Private Equities
template

Quarterly LP Update Template

A clean, reusable structure for the quarterly LP letter that builds trust through consistency, candor, and clarity.

Private Equities Editorial Sep 16, 2025 4 min read

The quarterly LP update is your most reliable trust-building tool between raises. LPs remember managers who communicate consistently and candidly — especially about problems. This template gives you a repeatable structure so every update is complete and comparable.

Principles first

  • Consistency beats brilliance. The same structure every quarter lets LPs scan for what changed. Reinventing the format each time signals disorganization.
  • Candor builds trust. LPs fund your next fund based on how you handle bad news, not just good. Report misses plainly.
  • Respect their time. LPs read many updates. Lead with what matters and keep it tight.

The template sections

1. Headline summary

Two or three sentences on the quarter: fund performance direction, notable events, and what's ahead. Busy LPs may read only this.

2. Fund performance

  • Called capital, deployed capital, and dry powder.
  • Portfolio value and the standard performance metrics (net IRR, MOIC/TVPI, DPI).
  • Note your valuation basis so numbers are interpretable.

3. Portfolio highlights

  • New investments made during the quarter, with a short thesis for each.
  • Material developments at existing portfolio companies — both wins and challenges.
  • Realizations or exits, if any.

4. Notable developments

  • Team changes.
  • Operational updates at the firm.
  • Anything that materially affects LPs.

5. Market commentary

A brief, genuine view on your sector and deal environment. This is where LPs gauge your thinking — make it a real perspective, not filler.

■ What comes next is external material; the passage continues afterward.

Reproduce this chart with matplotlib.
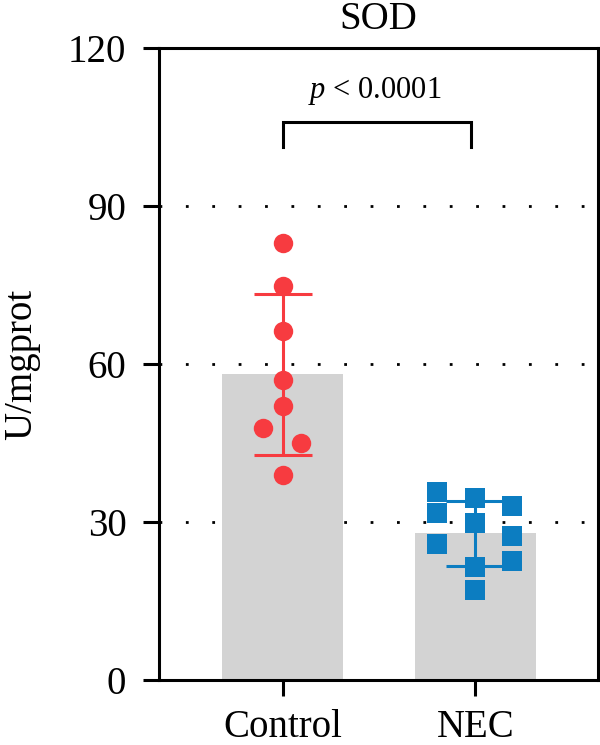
import numpy as np
import matplotlib
matplotlib.use("Agg")
import matplotlib.pyplot as plt

plt.rcParams["font.family"] = ["Liberation Serif", "DejaVu Serif"]
plt.rcParams["mathtext.fontset"] = "custom"
plt.rcParams["mathtext.rm"] = "Liberation Serif"
plt.rcParams["mathtext.it"] = "Liberation Serif:italic"

groups = ["Control", "NEC"]
control = [82.9, 74.8, 66.2, 56.9, 52.0, 47.8, 45.0, 38.9]
nec = [35.7, 34.5, 33.0, 31.7, 29.8, 27.3, 25.8, 22.6, 21.4, 17.1]
p_label = r"$p$ < 0.0001"
title = "SOD"
ylabel = "U/mgprot"
yticks = [0, 30, 60, 90, 120]

# horizontal scatter spread (layout only)
control_dx = [0, 0, 0, 0, 0, -0.104, 0.093, 0]
nec_dx = [-0.2, 0, 0.19, -0.2, 0, 0.19, -0.2, 0.19, 0, 0]

red = "#F73B40"
blue = "#0C7DC1"
grey = "#D3D3D3"

fig = plt.figure(figsize=(6, 7.45), dpi=100)
ax = fig.add_axes([0.265, 0.0872, 0.7317, 0.8483])

for y in yticks[1:-1]:
    ax.axhline(y, color="black", lw=2, linestyle=(0, (1, 8.5)), zorder=0)

series = [(control, control_dx, red, "o", 14), (nec, nec_dx, blue, "s", 15)]
for i, (vals, dx, color, marker, ms) in enumerate(series):
    vals = np.array(vals)
    mean = vals.mean()
    sd = vals.std(ddof=1)
    ax.bar(i, mean, width=0.627, color=grey, zorder=1)
    ax.plot(i + np.array(dx), vals, linestyle="none", marker=marker,
            markersize=ms, color=color, markeredgewidth=0, zorder=3)
    ax.errorbar(i, mean, yerr=sd, color=color, elinewidth=2.2, capsize=21,
                capthick=2.2, zorder=4)

# significance bracket
ax.plot([0, 0, 0.98, 0.98], [101.3, 106, 106, 101.3], color="black",
        lw=2.2, solid_joinstyle="miter", zorder=5)
ax.text(0.48, 110.6, p_label, ha="center", va="baseline", fontsize=22)

ax.set_xlim(-0.642, 1.637)
ax.set_ylim(0, 120)
ax.set_yticks(yticks)
ax.set_xticks([0, 1])
ax.set_xticklabels(groups)
ax.tick_params(axis="both", direction="out", length=11.5, width=2.2,
               labelsize=28, pad=12)
ax.tick_params(axis="x", pad=9)
for s in ax.spines.values():
    s.set_linewidth(2.2)
ax.set_ylabel(ylabel, fontsize=28, labelpad=20)
ax.set_title(title, fontsize=28, pad=14)

fig.savefig("out.png", dpi=100)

6. Capital activity and housekeeping

  • Recent or upcoming capital calls and distributions.
  • Administrative notes: tax documents, upcoming meetings, deadlines.

How to use it

  1. Set a reliable cadence — the same weeks each quarter. Predictability is part of the trust.
  2. Keep the structure fixed and let the content vary. Consistency lets LPs compare quarter over quarter.
  3. Report the bad with the good. Explaining a challenged company and your plan for it earns more credibility than a flawless-sounding letter no one believes.
  4. Pair the letter with data. Attach or link the detailed reporting your fund administrator produces for LPs who want to go deeper.

The manager who communicates well between funds is the manager whose next raise goes faster. Treat the quarterly update as relationship infrastructure, not a compliance chore.